Comparing our Sun to the largest stars in the cosmos immediately highlights the immense scale of the universe. Our everyday experience offers no true frame of reference for the vastness of astronomical objects, making stellar sizes challenging to grasp. While the Sun appears large and powerful in our sky, it is merely one star among billions, and its size is far from the maximum attainable by celestial bodies. Comparing our home star to cosmic giants requires embracing a new perspective.
Defining Our Baseline: The Sun’s Place in the Cosmos
The Sun serves as the fundamental yardstick for measuring other stars, a unit known as the solar radius (\(R_\odot\)). Its average equatorial radius is approximately 695,508 kilometers, a distance so great that over one million Earths could be packed inside its volume.
Astronomically, the Sun is classified as a G2V star, signifying it is a main-sequence star currently fusing hydrogen into helium in its core. The “V” in this classification indicates it is a dwarf star, despite its enormous size compared to a planet. The Sun is in its stable middle age, which dictates its relatively moderate size and yellow color. Compared to the extremes of stellar evolution, the Sun is considered quite average when measured against massive blue stars or bloated red giants.
The Record Holders: Identifying the Biggest Stars
The title of the largest star known is not permanently fixed, as measurements are constantly being refined for these distant and variable objects. Based on current estimates, the red hypergiant Stephenson 2-18 (S2-18) is considered the strongest candidate for the largest star discovered so far. This colossal star is located nearly 20,000 light-years away within the constellation Scutum, and its estimated radius is a staggering 2,150 times that of the Sun, or \(2,150\ R_\odot\).
This immense size is characteristic of red supergiant and hypergiant stars, which represent a late stage in the life of the most massive stars.
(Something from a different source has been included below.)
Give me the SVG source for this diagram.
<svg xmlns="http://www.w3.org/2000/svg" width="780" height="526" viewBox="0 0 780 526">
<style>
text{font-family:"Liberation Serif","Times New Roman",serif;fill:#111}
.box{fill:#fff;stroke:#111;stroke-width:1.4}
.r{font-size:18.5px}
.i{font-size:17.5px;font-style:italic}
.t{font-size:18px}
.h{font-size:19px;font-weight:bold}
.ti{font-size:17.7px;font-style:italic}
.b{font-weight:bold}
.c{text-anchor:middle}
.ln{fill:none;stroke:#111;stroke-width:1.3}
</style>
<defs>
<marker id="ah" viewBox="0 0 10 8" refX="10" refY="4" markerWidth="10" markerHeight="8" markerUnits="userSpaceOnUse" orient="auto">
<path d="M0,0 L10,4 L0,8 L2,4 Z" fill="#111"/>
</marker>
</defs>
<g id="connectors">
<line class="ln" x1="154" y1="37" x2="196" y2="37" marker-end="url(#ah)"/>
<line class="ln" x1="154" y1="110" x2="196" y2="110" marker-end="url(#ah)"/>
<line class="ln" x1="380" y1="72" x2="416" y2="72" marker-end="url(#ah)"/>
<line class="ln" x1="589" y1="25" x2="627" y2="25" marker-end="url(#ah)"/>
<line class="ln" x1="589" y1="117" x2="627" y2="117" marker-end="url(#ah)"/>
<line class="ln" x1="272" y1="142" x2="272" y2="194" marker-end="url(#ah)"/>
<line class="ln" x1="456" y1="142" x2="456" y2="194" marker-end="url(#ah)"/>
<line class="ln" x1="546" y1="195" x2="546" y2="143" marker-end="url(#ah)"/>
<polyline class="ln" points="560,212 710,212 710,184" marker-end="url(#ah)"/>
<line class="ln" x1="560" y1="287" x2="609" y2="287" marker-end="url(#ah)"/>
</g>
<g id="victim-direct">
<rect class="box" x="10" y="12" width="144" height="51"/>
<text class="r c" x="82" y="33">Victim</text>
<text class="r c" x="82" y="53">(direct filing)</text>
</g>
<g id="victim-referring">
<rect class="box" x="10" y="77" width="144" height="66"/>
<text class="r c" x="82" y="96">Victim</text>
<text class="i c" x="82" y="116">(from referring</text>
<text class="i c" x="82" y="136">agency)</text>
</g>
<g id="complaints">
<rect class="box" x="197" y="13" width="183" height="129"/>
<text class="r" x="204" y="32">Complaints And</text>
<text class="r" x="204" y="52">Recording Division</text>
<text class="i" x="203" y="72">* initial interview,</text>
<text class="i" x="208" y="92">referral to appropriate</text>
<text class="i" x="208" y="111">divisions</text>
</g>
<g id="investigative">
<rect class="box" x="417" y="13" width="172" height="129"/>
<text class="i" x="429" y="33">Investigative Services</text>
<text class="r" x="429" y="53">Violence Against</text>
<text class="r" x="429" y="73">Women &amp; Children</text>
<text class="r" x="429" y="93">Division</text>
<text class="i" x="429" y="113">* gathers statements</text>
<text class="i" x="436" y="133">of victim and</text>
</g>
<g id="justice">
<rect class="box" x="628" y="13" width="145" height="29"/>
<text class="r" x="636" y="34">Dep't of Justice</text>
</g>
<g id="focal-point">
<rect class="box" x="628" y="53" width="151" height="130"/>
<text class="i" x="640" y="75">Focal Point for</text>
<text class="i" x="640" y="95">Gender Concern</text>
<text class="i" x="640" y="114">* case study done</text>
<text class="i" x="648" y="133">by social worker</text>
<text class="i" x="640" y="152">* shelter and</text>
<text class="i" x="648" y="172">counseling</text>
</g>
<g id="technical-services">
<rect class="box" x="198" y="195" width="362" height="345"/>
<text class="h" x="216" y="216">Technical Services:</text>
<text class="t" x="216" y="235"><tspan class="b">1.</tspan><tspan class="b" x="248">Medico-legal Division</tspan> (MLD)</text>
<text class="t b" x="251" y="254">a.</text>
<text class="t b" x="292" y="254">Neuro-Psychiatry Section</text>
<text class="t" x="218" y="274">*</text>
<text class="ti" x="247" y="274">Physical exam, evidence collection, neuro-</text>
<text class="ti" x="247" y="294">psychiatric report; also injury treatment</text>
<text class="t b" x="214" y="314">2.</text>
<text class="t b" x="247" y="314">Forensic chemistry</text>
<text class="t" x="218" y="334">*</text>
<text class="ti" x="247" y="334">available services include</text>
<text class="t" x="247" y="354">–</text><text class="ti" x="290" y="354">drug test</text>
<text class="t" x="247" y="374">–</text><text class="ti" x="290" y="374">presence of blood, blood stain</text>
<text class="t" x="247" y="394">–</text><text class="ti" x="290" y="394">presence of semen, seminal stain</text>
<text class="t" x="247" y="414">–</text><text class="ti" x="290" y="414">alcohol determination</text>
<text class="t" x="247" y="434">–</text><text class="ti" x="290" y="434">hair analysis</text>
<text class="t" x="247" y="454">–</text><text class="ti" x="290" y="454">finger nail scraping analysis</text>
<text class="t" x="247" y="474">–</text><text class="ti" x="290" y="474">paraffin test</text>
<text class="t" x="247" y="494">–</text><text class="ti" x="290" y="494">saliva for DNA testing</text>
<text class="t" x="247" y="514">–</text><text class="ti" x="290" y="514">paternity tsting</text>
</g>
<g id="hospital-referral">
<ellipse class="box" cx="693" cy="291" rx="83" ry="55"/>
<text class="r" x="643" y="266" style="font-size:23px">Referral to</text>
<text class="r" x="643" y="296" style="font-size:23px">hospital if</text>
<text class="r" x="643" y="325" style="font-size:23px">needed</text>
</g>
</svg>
When these stars exhaust the hydrogen fuel in their cores, they expand dramatically, swelling their outer layers to phenomenal volumes. The volume of Stephenson 2-18 is estimated to be nearly 10 billion times that of the Sun. For context, UY Scuti is often cited as the record holder, though newer data suggests it may be significantly smaller than its older estimate of \(1,708\ R_\odot\).
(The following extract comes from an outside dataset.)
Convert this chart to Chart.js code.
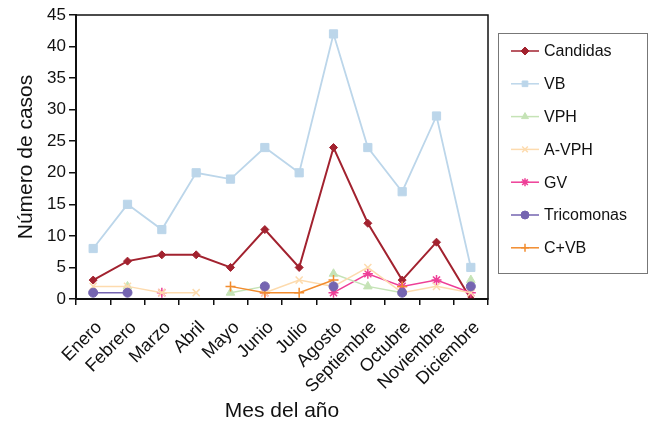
<!DOCTYPE html>
<html>
<head>
<meta charset="utf-8">
<script src="https://cdn.jsdelivr.net/npm/chart.js@4/dist/chart.umd.min.js"></script>
<style>
  html, body { margin: 0; padding: 0; background: #fff; }
  #wrap { width: 654px; height: 429px; position: relative; }
</style>
</head>
<body>
<div id="wrap"><canvas id="c" width="654" height="429"></canvas></div>
<script>
// Monthly case counts per diagnosis
const months = ['Enero', 'Febrero', 'Marzo', 'Abril', 'Mayo', 'Junio', 'Julio',
                'Agosto', 'Septiembre', 'Octubre', 'Noviembre', 'Diciembre'];
const candidas   = [3, 6, 7, 7, 5, 11, 5, 24, 12, 3, 9, 0];
const vb         = [8, 15, 11, 20, 19, 24, 20, 42, 24, 17, 29, 5];
const vph        = [null, 2, null, null, 1, 2, null, 4, 2, 1, null, 3];
const aVph       = [2, 2, 1, 1, null, 1, 3, 2, 5, 1, 2, 1];
const gv         = [null, null, 1, null, null, 1, null, 1, 4, 2, 3, 1];
const tricomonas = [1, 1, null, null, null, 2, null, 2, null, 1, null, 2];
const cVb        = [null, null, null, null, 2, 1, 1, 3, null, 2, null, null];
const yTicks     = [0, 5, 10, 15, 20, 25, 30, 35, 40, 45];

const FONT = '"Liberation Sans", Arial, Helvetica, sans-serif';

function series(label, data, color, style, radius, width) {
  return {
    label, data,
    borderColor: color, backgroundColor: color,
    pointStyle: style, pointRadius: radius, pointHoverRadius: radius,
    pointBorderColor: color, pointBackgroundColor: color,
    pointBorderWidth: (style === 'crossRot' || style === 'cross' || style === 'star') ? 1.5 : 1,
    borderWidth: width, tension: 0, spanGaps: false, fill: false
  };
}

const datasets = [
  series('Tricomonas', tricomonas, '#7565b1', 'circle', 4.5, 1.5),
  series('C+VB', cVb, '#f28c2e', 'cross', 5, 1.5),
  series('A-VPH', aVph, '#fddbae', 'crossRot', 5, 1.5),
  series('VPH', vph, '#c5e3b6', 'triangle', 5, 1.5),
  series('GV', gv, '#ee3f97', 'star', 5, 1.5),
  series('VB', vb, '#bcd6ea', 'rect', 5.8, 1.8),
  series('Candidas', candidas, '#a2222f', 'rectRot', 4, 2)
];
const legendOrder = ['Candidas', 'VB', 'VPH', 'A-VPH', 'GV', 'Tricomonas', 'C+VB'];

// Black frame round the plotting area
const frame = {
  id: 'frame',
  afterDatasetsDraw(chart) {
    const { ctx, chartArea: a } = chart;
    ctx.save();
    ctx.strokeStyle = '#111';
    ctx.lineWidth = 1.5;
    ctx.strokeRect(a.left, a.top, a.right - a.left, a.bottom - a.top);
    ctx.restore();
  }
};

// Boxed legend on the right
const boxLegend = {
  id: 'boxLegend',
  afterDraw(chart) {
    const { ctx } = chart;
    const x0 = 498, y0 = 33, w = 149, h = 240;
    ctx.save();
    ctx.fillStyle = '#fff';
    ctx.fillRect(x0, y0, w, h);
    ctx.strokeStyle = '#777';
    ctx.lineWidth = 1;
    ctx.strokeRect(x0 + 0.5, y0 + 0.5, w, h);
    ctx.font = '16px ' + FONT;
    ctx.textBaseline = 'middle';
    ctx.textAlign = 'left';
    legendOrder.forEach((name, i) => {
      const ds = chart.data.datasets.find(d => d.label === name);
      const y = 51 + i * 32.8;
      ctx.strokeStyle = ds.borderColor;
      ctx.lineWidth = 1.5;
      ctx.beginPath();
      ctx.moveTo(511, y);
      ctx.lineTo(539, y);
      ctx.stroke();
      ctx.fillStyle = ds.pointBackgroundColor;
      ctx.strokeStyle = ds.pointBorderColor;
      ctx.lineWidth = ds.pointBorderWidth;
      Chart.helpers.drawPoint(ctx, { pointStyle: ds.pointStyle, radius: 4, borderWidth: ds.pointBorderWidth, rotation: 0 }, 525, y);
      ctx.fillStyle = '#111';
      ctx.fillText(name, 544, y + 1);
    });
    ctx.restore();
  }
};

new Chart(document.getElementById('c'), {
  type: 'line',
  data: { labels: months, datasets },
  plugins: [frame, boxLegend],
  options: {
    responsive: false,
    animation: false,
    devicePixelRatio: 1,
    layout: { padding: { left: 0, right: 166, top: 15, bottom: 0 } },
    plugins: { legend: { display: false }, tooltip: { enabled: false } },
    elements: { line: { borderCapStyle: 'butt' } },
    scales: {
      x: {
        offset: true,
        grid: { offset: true, drawOnChartArea: false, drawTicks: true, tickLength: 6, color: '#111', lineWidth: 1.5 },
        border: { display: true, color: '#111', width: 2 },
        ticks: { color: '#111', font: { family: FONT, size: 18 }, maxRotation: 45, minRotation: 45, autoSkip: false, padding: 12, labelOffset: 6 },
        title: { display: true, text: 'Mes del año', color: '#111', font: { family: FONT, size: 21 }, padding: { top: 0, bottom: 5 } },
        afterFit(scale) { scale.height = 130; }
      },
      y: {
        min: 0, max: 45,
        afterBuildTicks(scale) { scale.ticks = yTicks.map(v => ({ value: v })); },
        grid: { drawOnChartArea: false, drawTicks: true, tickLength: 7, color: '#111', lineWidth: 1.5 },
        border: { display: true, color: '#111', width: 2 },
        ticks: { color: '#111', font: { family: FONT, size: 17 }, padding: 3 },
        title: { display: true, text: 'Número de casos', color: '#111', font: { family: FONT, size: 21 }, padding: { top: 14, bottom: 0 } },
        afterFit(scale) { scale.width = 76; }
      }
    }
  }
});
</script>
</body>
</html>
Grasping the Scale: Visualizing the Comparison
The numerical difference between the Sun’s \(1\ R_\odot\) and Stephenson 2-18’s \(2,150\ R_\odot\) is too vast for intuitive comprehension. Relatable analogies are required to visualize this difference.
Scaling Analogy
If the Sun were scaled down to the size of a standard basketball, the red hypergiant would have a scaled diameter of approximately 516 meters. This means the largest star in this model would be roughly as tall as the Willis Tower in Chicago.
Solar System Replacement
If the Sun were instantly replaced by Stephenson 2-18, the star’s surface would extend far beyond the orbits of the inner planets. Its photosphere would engulf Mercury, Venus, Earth, and Mars, continuing outward past the asteroid belt. Based on the \(2,150\ R_\odot\) estimate, the star’s outer edge would completely swallow the gas giant Jupiter and extend past the orbit of Saturn. This demonstrates that the largest star contains a significant portion of our entire solar system within its boundaries.
Circumnavigation Time
Another way to comprehend the difference is to imagine flying a commercial jet, traveling at an average cruising speed of 900 kilometers per hour, around the equator of both stars. A complete circumnavigation of the Sun would take the jet approximately 202 days. To complete a single trip around the equator of Stephenson 2-18, the same jet would have to fly continuously for nearly 1,200 years. This time difference illustrates the unimaginable disparity between the size of our solar star and the gargantuan stellar record holders.